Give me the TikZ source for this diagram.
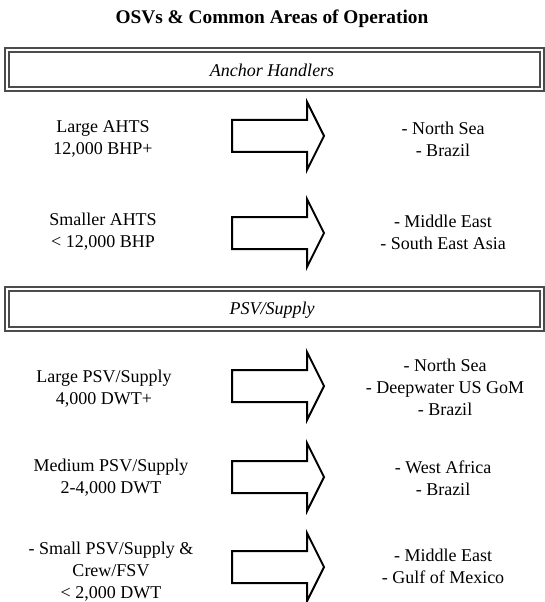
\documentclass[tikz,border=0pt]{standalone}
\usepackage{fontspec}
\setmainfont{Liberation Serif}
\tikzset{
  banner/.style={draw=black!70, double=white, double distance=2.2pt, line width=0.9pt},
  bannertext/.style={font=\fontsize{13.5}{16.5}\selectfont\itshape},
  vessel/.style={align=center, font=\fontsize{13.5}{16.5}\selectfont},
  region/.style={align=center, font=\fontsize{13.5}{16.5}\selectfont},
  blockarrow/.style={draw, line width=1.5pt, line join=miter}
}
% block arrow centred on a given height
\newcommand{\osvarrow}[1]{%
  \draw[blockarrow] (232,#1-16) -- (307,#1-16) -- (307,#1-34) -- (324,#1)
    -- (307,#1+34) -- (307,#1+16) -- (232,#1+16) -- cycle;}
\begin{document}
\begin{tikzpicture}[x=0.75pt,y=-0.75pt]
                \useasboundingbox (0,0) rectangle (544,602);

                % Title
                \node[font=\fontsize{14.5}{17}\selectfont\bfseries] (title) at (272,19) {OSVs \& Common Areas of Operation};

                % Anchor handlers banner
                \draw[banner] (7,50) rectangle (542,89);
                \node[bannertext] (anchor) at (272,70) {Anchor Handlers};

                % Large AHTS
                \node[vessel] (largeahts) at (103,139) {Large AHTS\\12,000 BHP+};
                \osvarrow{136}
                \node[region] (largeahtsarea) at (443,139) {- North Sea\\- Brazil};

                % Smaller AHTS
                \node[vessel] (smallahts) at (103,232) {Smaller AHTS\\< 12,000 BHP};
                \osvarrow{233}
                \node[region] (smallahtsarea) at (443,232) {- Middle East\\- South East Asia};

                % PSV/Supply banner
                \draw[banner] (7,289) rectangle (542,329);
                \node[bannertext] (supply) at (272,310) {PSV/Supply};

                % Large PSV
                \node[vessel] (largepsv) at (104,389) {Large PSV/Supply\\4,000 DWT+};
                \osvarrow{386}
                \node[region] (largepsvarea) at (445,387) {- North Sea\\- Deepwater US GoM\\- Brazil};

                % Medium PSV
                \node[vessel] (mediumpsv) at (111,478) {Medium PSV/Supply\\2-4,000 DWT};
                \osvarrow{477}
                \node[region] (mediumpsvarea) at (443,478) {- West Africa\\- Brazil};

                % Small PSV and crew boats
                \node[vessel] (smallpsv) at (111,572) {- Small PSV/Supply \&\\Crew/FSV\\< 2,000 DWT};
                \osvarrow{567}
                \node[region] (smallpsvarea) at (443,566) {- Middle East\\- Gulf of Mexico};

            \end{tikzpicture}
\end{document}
============
◆ Task brief
Omit the pictures, then repeat exactly each line from the beginning of the listing through the line with "(0,0) rectangle (544,602);".

◆ Task result
Give me the TikZ source for this diagram.
\documentclass[tikz,border=0pt]{standalone}
\usepackage{fontspec}
\setmainfont{Liberation Serif}
\tikzset{
  banner/.style={draw=black!70, double=white, double distance=2.2pt, line width=0.9pt},
  bannertext/.style={font=\fontsize{13.5}{16.5}\selectfont\itshape},
  vessel/.style={align=center, font=\fontsize{13.5}{16.5}\selectfont},
  region/.style={align=center, font=\fontsize{13.5}{16.5}\selectfont},
  blockarrow/.style={draw, line width=1.5pt, line join=miter}
}
% block arrow centred on a given height
\newcommand{\osvarrow}[1]{%
  \draw[blockarrow] (232,#1-16) -- (307,#1-16) -- (307,#1-34) -- (324,#1)
    -- (307,#1+34) -- (307,#1+16) -- (232,#1+16) -- cycle;}
\begin{document}
\begin{tikzpicture}[x=0.75pt,y=-0.75pt]
                \useasboundingbox (0,0) rectangle (544,602);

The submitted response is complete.